Until December, manufacturers were able to pass on these increases in the form of price rises, however in the March quarter cost increases began to outstrip price rises, with rubber going up some 18 to 20 per cent as opposed to tyre price increases in the vicinity of six to eight per cent. As Mint points out, given that rubber accounts for nearly 45 per cent of raw material costs, which in turn account for 70 per cent of net sales, this is bound to affect profitability.

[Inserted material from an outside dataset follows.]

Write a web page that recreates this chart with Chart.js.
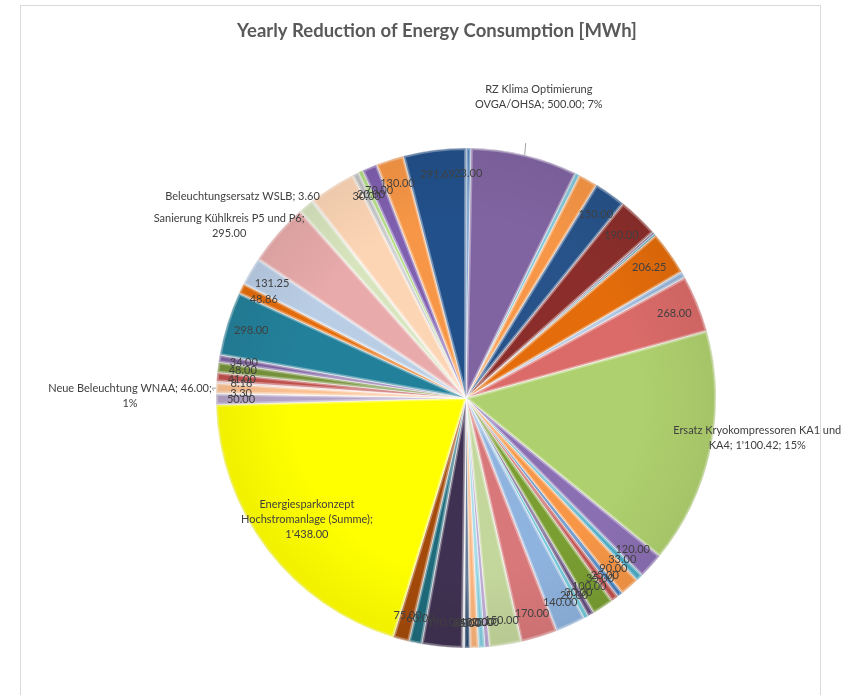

MRF Ltd’s sales in the March quarter grew 26 per cent year-on-year to Rs 17,670,000,000 (₤268.6 million), but operating profit margin dropped from 15.4 per cent in the December quarter to 12 per cent last quarter. Ceat Tyres registered a 31 per cent year-on-year increase in net sales, but its operating margin halved to five per cent. Apollo Tyres has not year announced its quarter results, yet Mint reports analysts as estimating the company’s margin may fall by three percentage points to around 13 per cent.
“Every rupee increase in rubber prices has an Rs 60 crore (Rs 600,000,000, ₤9.1 million) impact on the tyre industry’s profitability,” commented Neeraj Kanwar, Apollo Tyres managing director and chairman of India’s Association of Tyre Manufacturers. According to Mint, analysts say tyre prices have to go up by 22 to 25 per cent for India’s tyre makers to sustain current levels of operating profit margin in the 2011 financial year.